Constitui, por isso, matéria nova, que o tribunal a quo não considerou, nem podia ter considerado, aquando da prolação do despacho recorrido, por nunca ter sido suscitada, a invocação, no recurso do disposto no art. 771.º, do coc, ou seja, a alegação de que a execução foi instaurada ao abrigo do n.º 3 daquele artigo.
Como se referiu acima, como meio impugnatório de decisões judiciais, o recurso visa tão só suscitar a reapreciação do decidido, não comportando, assim, ius novarum, isto é, a criação de decisão sobre matéria nova não submetida à apreciação do tribunal a quo.
Tal como referido no Ac. da R.C. de 22.10.2013, Proc. n.º 221/12.3TBTMR-A.C1 (Barateiro Martins), in www.dgsi.pt, no direito português, os recursos ordinários, como é o caso, são de reponderação, visando a reapreciação da decisão proferida dentro dos mesmos condicionalismos em que se encontrava o tribunal recorrido no momento do seu proferimento, o que significa que o tribunal de recurso não pode ser chamado a pronunciar-se sobre matéria que não foi invocada pelas partes na instância recorrida ou sobre pedidos que nela não foram formulados.
Daí o dizer-se que os recursos são meios de impugnação de decisões judiciais e não meios de julgamentos de questões novas, estando, por isso, excluída a possibilidade de alegação de factos novos na instância de recurso.
Não podendo o presente recurso comportar um ius novarum, isto é, a criação de decisão sobre matéria nova não submetida à apreciação do tribunal a quo, terá o mesmo, sem necessidade, de mais considerandos, por absolutamente desnecessários, de ser julgado improcedente.
*
IV – DECISÃO:
Por todo o exposto, acordam os juízes desta 7.ª Secção do Tribunal de Relação de Lisboa, em julgar a apelação improcedente, mantendo, em consequência, a decisão proferida.
Custas pelo apelante – art. 527.º, n.ºs 1 e 2, do C.P.C.

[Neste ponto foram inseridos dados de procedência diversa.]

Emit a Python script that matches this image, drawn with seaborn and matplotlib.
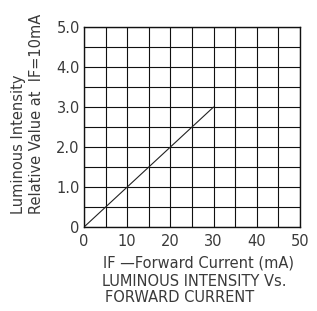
import matplotlib
matplotlib.use("Agg")
import matplotlib.pyplot as plt
from matplotlib.ticker import MultipleLocator
import seaborn as sns
import pandas as pd

sns.set_style("white")
plt.rcParams["font.family"] = ["DejaVu Sans"]

# ── Data ──────────────────────────────────────────────────────────────────────
forward_current = [0, 10, 20, 30]          # mA
relative_intensity = [0.0, 1.0, 2.0, 3.0]  # relative to IF=10mA
x_ticks = [0, 10, 20, 30, 40, 50]
y_ticks = [0, 1, 2, 3, 4, 5]
y_tick_labels = ["0", "1.0", "2.0", "3.0", "4.0", "5.0"]

TEXT = "#3a3a3a"
FS = 10.5

df = pd.DataFrame({"current": forward_current, "intensity": relative_intensity})

fig = plt.figure(figsize=(3.17, 3.11), dpi=100)
ax = fig.add_axes([0.265, 0.270, 0.681, 0.643])

sns.lineplot(data=df, x="current", y="intensity", ax=ax,
             color="#222222", linewidth=0.8)

ax.set_xlim(0, 50)
ax.set_ylim(0, 5)
ax.set_xticks(x_ticks)
ax.set_yticks(y_ticks)
ax.set_yticklabels(y_tick_labels)
ax.xaxis.set_minor_locator(MultipleLocator(5))
ax.yaxis.set_minor_locator(MultipleLocator(0.5))
ax.grid(True, which="both", color="#111111", linewidth=0.8)
ax.tick_params(which="both", length=0, labelsize=FS, labelcolor=TEXT)
ax.tick_params(axis="x", pad=5)
ax.tick_params(axis="y", pad=3)
for s in ax.spines.values():
    s.set_color("#111111")
    s.set_linewidth(1.0)
ax.set_xlabel("")
ax.set_ylabel("")

# y label: two lines, reading bottom-to-top
fig.text(0.088, 0.312, "Luminous Intensity\nRelative Value at  IF=10mA",
         rotation=90, ha="center", va="bottom", multialignment="left",
         fontsize=FS, color=TEXT, linespacing=1.25)

# x label and chart title below
fig.text(0.325, 1 - 263 / 311, "IF \u2014Forward Current (mA)",
         ha="left", va="center", fontsize=FS, color=TEXT)
fig.text(0.322, 1 - 282 / 311, "LUMINOUS INTENSITY Vs.",
         ha="left", va="center", fontsize=FS, color=TEXT)
fig.text(0.331, 1 - 298 / 311, "FORWARD CURRENT",
         ha="left", va="center", fontsize=FS, color=TEXT)

fig.savefig("out.png", dpi=100)
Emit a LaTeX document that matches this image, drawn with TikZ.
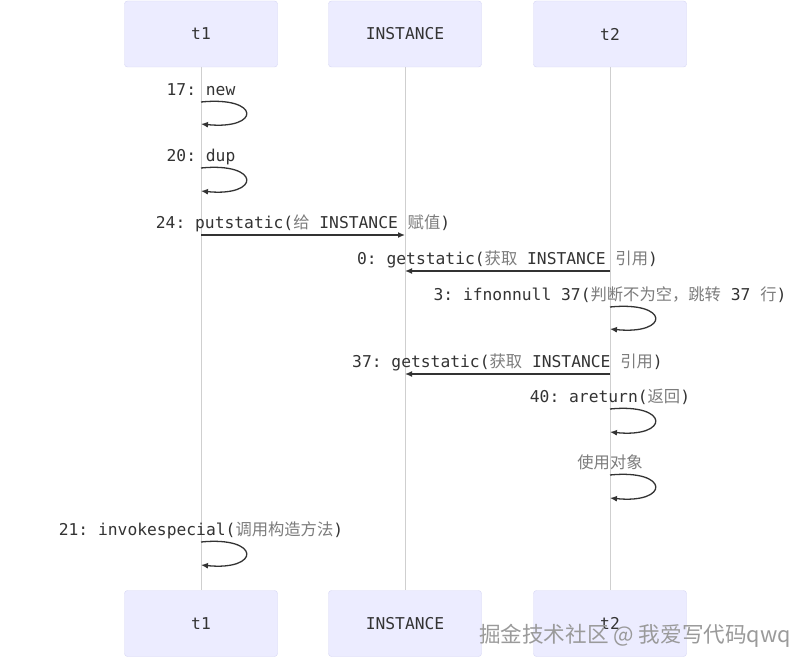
\documentclass[tikz,border=0pt]{standalone}
\usepackage{fontspec}
\setmonofont{DejaVu Sans Mono}
\newfontfamily\cjk{Noto Sans CJK SC}
\usepackage{xcolor}
\definecolor{actorfill}{HTML}{ECECFF}
\definecolor{actorline}{HTML}{D6D6F4}
\definecolor{ink}{HTML}{333333}
\definecolor{cjkgray}{HTML}{7C7C7C}
\definecolor{lifegray}{HTML}{CFCFCF}
\definecolor{markgray}{HTML}{9A9A9A}
\usetikzlibrary{arrows.meta}
\newcommand{\zh}[1]{{\cjk\color{cjkgray}#1}}
\tikzset{actor/.style={draw=actorline,fill=actorfill,rounded corners=3pt,minimum width=153pt,minimum height=66pt,inner sep=0pt},msg/.style={-{Latex[length=7pt,width=6pt]},draw=ink,line width=1.3pt},lbl/.style={anchor=base,inner sep=0pt,text=ink}}

\begin{document}
\begin{tikzpicture}[x=1pt,y=-1pt,font=\ttfamily\fontsize{16.3}{19}\selectfont,loop/.style={msg}]
\useasboundingbox[fill=white] (0,0) rectangle (811,671);
\foreach \x/\id/\txt in {201/t1/t1,405/inst/INSTANCE,610/t2/t2}{\draw[lifegray,line width=0.9pt] (\x,67)--(\x,590);\node[actor,text=ink] (\id) at (\x,34) {\txt};\node[actor,text=ink] (\id-bot) at (\x,623.5) {\txt};}
\node[lbl] (l1) at (t1 |- 0,95.5) {17: new};
\draw[loop] (t1 |- 0,102) .. controls +(60,-6) and +(60,6) .. (t1 |- 0,124);
\node[lbl] (l2) at (t1 |- 0,161.5) {20: dup};
\draw[loop] (t1 |- 0,168) .. controls +(60,-6) and +(60,6) .. (t1 |- 0,191);
\draw[msg] (t1 |- 0,235)--node[midway,lbl,yshift=6.5pt] (l3) {24: putstatic(\zh{给} INSTANCE \zh{赋值})}(inst |- 0,235);
\draw[msg] (t2 |- 0,271)--node[midway,lbl,yshift=6.5pt] (l4) {0: getstatic(\zh{获取} INSTANCE \zh{引用})}(inst |- 0,271);
\node[lbl] (l5) at (t2 |- 0,300.5) {3: ifnonnull 37(\zh{判断不为空，跳转} 37 \zh{行})};
\draw[loop] (t2 |- 0,307) .. controls +(60,-6) and +(60,6) .. (t2 |- 0,329);
\draw[msg] (t2 |- 0,374)--node[midway,lbl,yshift=6.5pt] (l6) {37: getstatic(\zh{获取} INSTANCE \zh{引用})}(inst |- 0,374);
\node[lbl] (l7) at (t2 |- 0,402.5) {40: areturn(\zh{返回})};
\draw[loop] (t2 |- 0,409) .. controls +(60,-6) and +(60,6) .. (t2 |- 0,432);
\node[lbl] (l8) at (t2 |- 0,468.5) {\zh{使用对象}};
\draw[loop] (t2 |- 0,475) .. controls +(60,-6) and +(60,6) .. (t2 |- 0,498);
\node[lbl] (l9) at (t1 |- 0,535.5) {21: invokespecial(\zh{调用构造方法})};
\draw[loop] (t1 |- 0,542) .. controls +(60,-6) and +(60,6) .. (t1 |- 0,565);
\node[font=\cjk\fontsize{21.6}{26}\selectfont,inner sep=0pt,text=markgray] (wm) at (635,636) {掘金技术社区 @ 我爱写代码qwq};
\end{tikzpicture}
\end{document}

Lisboa, 22 de Janeiro de 2019

(Acórdão assinado digitalmente)
Relator
José Capacete
Adjuntos
Carlos Oliveira
Diogo Ravara

[1] «Após trânsito, comunique ao Sr. agente de execução a fim de proceder ao levantamento da penhora sobre o vencimento do Executado e à restituição ao mesmo das quantias que que hajam sido penhoradas no âmbito dos autos principais de execução.»